Toyota and Chrysler Teleport into the Fast Lane with Virtual Reality

Adario Strange, Mashable
April 2, 2015

Virtual reality is, so far, mainly driven by dynamic forays into interactive gaming, but automakers presenting at the New York Auto Show are harnessing the technology to bring the public closer to the automotive world.

Both Toyota and Chrysler integrated the Oculus Rift into elaborate installations at the show, with demonstrations that managed to merge informative content with entertainment.

Toyota’s Distracted Driving Simulator puts you behind the wheel of a real Corolla LE ECO, which is connected to an Oculus Rift headset, the car’s steering wheel and a pair of headphones. Once the simulation begins, you’re placed behind the wheel of a virtual car on a city street and challenged to drive while all manner of distractions attempt to throw you off course.

How so? Your VR experience comes with two other virtual passengers — one in the back seat and one riding shotgun — who pepper you with commentary, including requests to read a smartphone text message from a friend while you’re driving. All this happens while loud music blasts from the car’s virtual interior speakers. The combination of the highly sensitive steering wheel and the surrounding noise actually does a great job of demonstrating how dangerous distracted driving can be — I crashed four times.

On the other side of the show floor, Chrysler used the VR device to take the public on a virtual tour of its factory floor.

Situated inside a real 2015 Chrysler 200C, when you slide the Oculus Rift headset on, you’re then placed inside a virtual vehicle and a soothing voice introduces you to the simulation.

Afterward, you’re presented with a large blue button which, when you focus your gaze on it, initializes the program and takes you into a VR version of Chrysler’s auto factory. After a few seconds, the car explodes into component pieces, complete with an unsettling seat rumble. Those pieces then turn into interactive menus that let you explore the factory in greater detail.

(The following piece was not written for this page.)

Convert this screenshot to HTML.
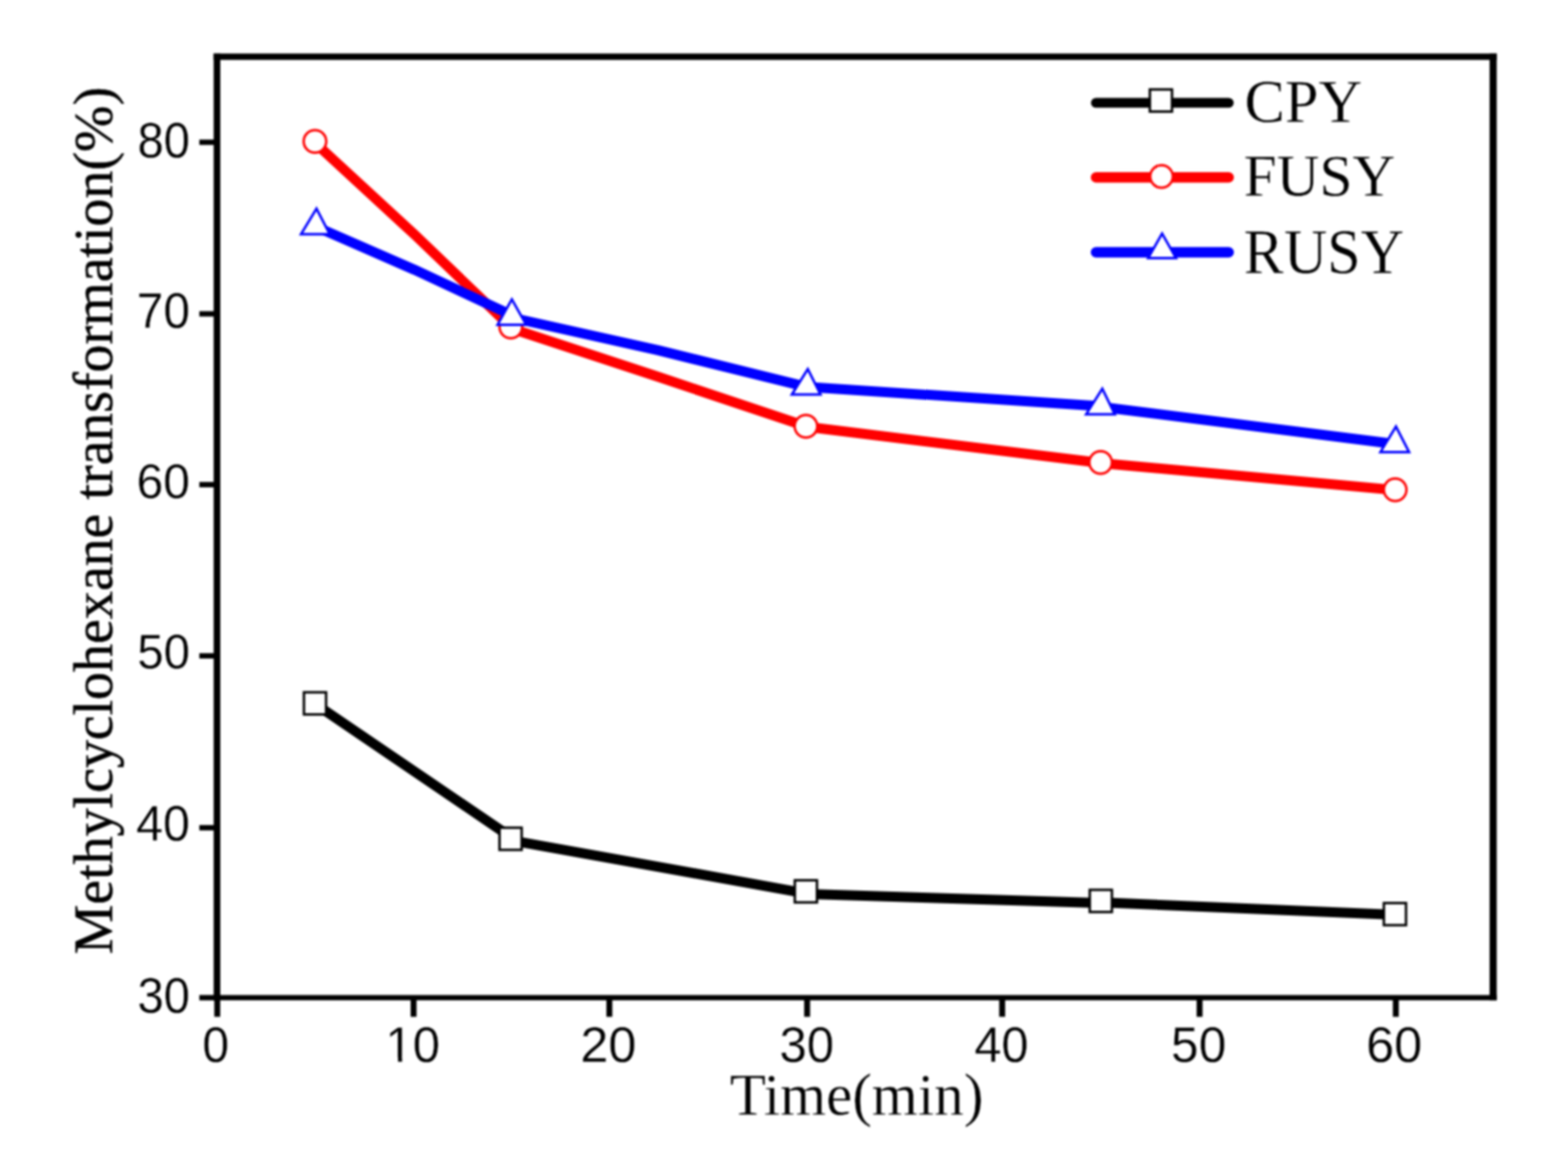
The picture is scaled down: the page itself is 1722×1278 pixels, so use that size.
<!DOCTYPE html>
<html lang="en"><head><meta charset="utf-8">
<title>Methylcyclohexane transformation vs. time</title>
<style>
html,body{margin:0;padding:0;background:#fff;}
body{width:1722px;height:1278px;overflow:hidden;}
svg{display:block;}
.tick{font-family:"Liberation Sans",Arial,Helvetica,sans-serif;fill:#000;stroke:#fff;stroke-width:0.5px;}
.ttl{font-family:"Liberation Serif","Times New Roman",Times,serif;fill:#000;stroke:#fff;stroke-width:0.5px;}
</style></head><body>
<svg width="1722" height="1278" viewBox="0 0 1722 1278" role="img" aria-label="Methylcyclohexane transformation (%) versus time (min) for CPY, FUSY and RUSY">
<defs><filter id="soft" x="0" y="0" width="1722" height="1278" filterUnits="userSpaceOnUse" color-interpolation-filters="sRGB"><feGaussianBlur stdDeviation="0.85"/></filter><clipPath id="nofoot" clipPathUnits="userSpaceOnUse"><path clip-rule="evenodd" d="M-20,-120H140V40H-20Z M0,-8.6H25.5V3H0Z M33.75,-8.6H53V3H33.75Z"/></clipPath></defs>
<rect x="0" y="0" width="1722" height="1278" fill="#fff"/>
<g filter="url(#soft)">
<rect x="0" y="0" width="1722" height="1278" fill="#fff"/>
<g fill="none" stroke-width="11.0" stroke-linejoin="round" stroke-linecap="round">
<polyline points="345.9,772.8 560.8,918.9" stroke="#000"/>
<polyline points="560.8,922.6 885.0,980.8" stroke="#000"/>
<polyline points="885.0,981.4 1208.9,991.5" stroke="#000"/>
<polyline points="1208.9,990.7 1532.0,1004.4" stroke="#000"/>
<polyline points="345.9,156.8 455.0,257.3 561.0,359.0" stroke="#f00"/>
<polyline points="561.0,360.5 723.0,413.8 885.1,468.0" stroke="#f00"/>
<polyline points="885.1,468.5 1208.7,508.3" stroke="#f00"/>
<polyline points="1208.7,508.5 1532.2,538.0" stroke="#f00"/>
<polyline points="346.0,248.5 455.0,296.1 560.8,345.5" stroke="#00f"/>
<polyline points="560.8,348.5 722.0,384.4 885.3,424.7" stroke="#00f"/>
<polyline points="885.3,424.7 1208.7,446.0" stroke="#00f"/>
<polyline points="1208.7,446.7 1532.0,487.5" stroke="#00f"/>
</g>
<g>
<rect x="333.8" y="760.1" width="24.3" height="24.3" fill="#fff" stroke="#000" stroke-width="2.7"/>
<rect x="548.6" y="908.8" width="24.3" height="24.3" fill="#fff" stroke="#000" stroke-width="2.7"/>
<rect x="872.9" y="966.5" width="24.3" height="24.3" fill="#fff" stroke="#000" stroke-width="2.7"/>
<rect x="1196.8" y="977.0" width="24.3" height="24.3" fill="#fff" stroke="#000" stroke-width="2.7"/>
<rect x="1519.8" y="991.5" width="24.3" height="24.3" fill="#fff" stroke="#000" stroke-width="2.7"/>
<circle cx="345.9" cy="155.3" r="12.4" fill="#fff" stroke="#f00" stroke-width="2.7"/>
<circle cx="561.0" cy="359.0" r="12.4" fill="#fff" stroke="#f00" stroke-width="2.7"/>
<circle cx="885.1" cy="468.0" r="12.4" fill="#fff" stroke="#f00" stroke-width="2.7"/>
<circle cx="1208.7" cy="507.8" r="12.4" fill="#fff" stroke="#f00" stroke-width="2.7"/>
<circle cx="1532.2" cy="537.7" r="12.4" fill="#fff" stroke="#f00" stroke-width="2.7"/>
<polygon points="347.6,229.1 362.1,257.1 330.6,257.1" fill="#fff" stroke="#00f" stroke-width="2.7" stroke-linejoin="miter"/>
<polygon points="562.1,328.7 577.9,356.7 546.4,356.7" fill="#fff" stroke="#00f" stroke-width="2.7" stroke-linejoin="miter"/>
<polygon points="887.1,405.2 901.1,433.2 869.6,433.2" fill="#fff" stroke="#00f" stroke-width="2.7" stroke-linejoin="miter"/>
<polygon points="1210.6,426.8 1224.3,454.8 1192.8,454.8" fill="#fff" stroke="#00f" stroke-width="2.7" stroke-linejoin="miter"/>
<polygon points="1533.1,468.3 1547.5,496.3 1516.0,496.3" fill="#fff" stroke="#00f" stroke-width="2.7" stroke-linejoin="miter"/>
</g>
<g stroke="#000" fill="none" stroke-linecap="butt">
<line x1="234.65" y1="62.3" x2="1643.70" y2="62.3" stroke-width="7.0"/>
<line x1="234.65" y1="1095.4" x2="1643.70" y2="1095.4" stroke-width="5.8"/>
<line x1="238.3" y1="58.80" x2="238.3" y2="1098.30" stroke-width="7.3"/>
<line x1="1639.8" y1="58.80" x2="1639.8" y2="1098.30" stroke-width="7.8"/>
<line x1="238.6" y1="1095.4" x2="238.6" y2="1116.4" stroke-width="6.5"/>
<line x1="454.2" y1="1095.4" x2="454.2" y2="1116.4" stroke-width="6.5"/>
<line x1="669.2" y1="1095.4" x2="669.2" y2="1116.4" stroke-width="6.5"/>
<line x1="886.4" y1="1095.4" x2="886.4" y2="1116.4" stroke-width="6.5"/>
<line x1="1100.6" y1="1095.4" x2="1100.6" y2="1116.4" stroke-width="6.5"/>
<line x1="1317.4" y1="1095.4" x2="1317.4" y2="1116.4" stroke-width="6.5"/>
<line x1="1532.9" y1="1095.4" x2="1532.9" y2="1116.4" stroke-width="6.5"/>
<line x1="238.3" y1="156.2" x2="218.9" y2="156.2" stroke-width="5.9"/>
<line x1="238.3" y1="344.6" x2="218.9" y2="344.6" stroke-width="5.9"/>
<line x1="238.3" y1="532.1" x2="218.9" y2="532.1" stroke-width="5.9"/>
<line x1="238.3" y1="720.1" x2="218.9" y2="720.1" stroke-width="5.9"/>
<line x1="238.3" y1="908.8" x2="218.9" y2="908.8" stroke-width="5.9"/>
<line x1="238.3" y1="1095.4" x2="218.9" y2="1095.4" stroke-width="5.9"/>
</g>
<g class="tick">
<text class="tick" font-size="100" transform="matrix(0.5277 0 0 0.5520 222.19 1165.50)">0</text>
<text class="tick" font-size="100" clip-path="url(#nofoot)" transform="matrix(0.5395 0 0 0.5520 423.34 1165.50)">10</text>
<text class="tick" font-size="100" transform="matrix(0.5555 0 0 0.5520 637.22 1165.50)">20</text>
<text class="tick" font-size="100" transform="matrix(0.5391 0 0 0.5520 855.98 1165.50)">30</text>
<text class="tick" font-size="100" transform="matrix(0.5352 0 0 0.5520 1070.10 1165.50)">40</text>
<text class="tick" font-size="100" transform="matrix(0.5443 0 0 0.5520 1286.12 1165.50)">50</text>
<text class="tick" font-size="100" transform="matrix(0.5555 0 0 0.5520 1500.22 1165.50)">60</text>
<text class="tick" font-size="100" transform="matrix(0.5184 0 0 0.5491 150.90 172.50)">80</text>
<text class="tick" font-size="100" transform="matrix(0.5235 0 0 0.5634 150.35 359.60)">70</text>
<text class="tick" font-size="100" transform="matrix(0.5271 0 0 0.5448 149.96 547.10)">60</text>
<text class="tick" font-size="100" transform="matrix(0.5191 0 0 0.5448 150.82 734.30)">50</text>
<text class="tick" font-size="100" transform="matrix(0.5314 0 0 0.5606 149.50 922.80)">40</text>
<text class="tick" font-size="100" transform="matrix(0.5179 0 0 0.5520 150.96 1111.60)">30</text>
</g>
<text class="ttl" font-size="100" transform="matrix(0.6484 0 0 0.6626 801.47 1223.60)">Time(min)</text>
<text class="ttl" style="stroke:#000;stroke-width:0.5px" font-size="61" transform="translate(123.3 571.6) rotate(-90)" text-anchor="middle" textLength="952.5" lengthAdjust="spacingAndGlyphs">Methylcyclohexane transformation(%)</text>
<line x1="1203.6" y1="112.9" x2="1349.4" y2="112.9" stroke="#000" stroke-width="10.9" stroke-linecap="round"/>
<rect x="1262.8" y="98.2" width="24.3" height="24.3" fill="#fff" stroke="#000" stroke-width="2.7"/>
<text class="ttl" font-size="100" transform="matrix(0.6638 0 0 0.6733 1366.74 133.90)">CPY</text>
<line x1="1203.6" y1="194.7" x2="1349.4" y2="194.7" stroke="#f00" stroke-width="11.4" stroke-linecap="round"/>
<circle cx="1275.6" cy="193.7" r="12.4" fill="#fff" stroke="#f00" stroke-width="2.7"/>
<text class="ttl" font-size="100" transform="matrix(0.6521 0 0 0.6565 1365.64 215.20)">FUSY</text>
<line x1="1203.6" y1="277.0" x2="1349.4" y2="277.0" stroke="#00f" stroke-width="11.5" stroke-linecap="round"/>
<polygon points="1276.2,256.4 1291.5,283.4 1261.0,283.4" fill="#fff" stroke="#00f" stroke-width="2.7" stroke-linejoin="miter"/>
<text class="ttl" font-size="100" transform="matrix(0.6607 0 0 0.7053 1365.82 300.20)">RUSY</text>
</g>
</svg>
</body></html>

Unlike some major companies that have tried to ride the VR bandwagon by constructing weak 360-degree promotion video experiences for the Oculus Rift, Toyota and Chrysler have managed to deliver on some of the early promise of VR.

Neither experience is set to be made available in consumer auto show rooms anytime soon, but with this level of integration so early in the new rise of VR, we can probably expect more virtual driving experiences from auto companies in the coming months.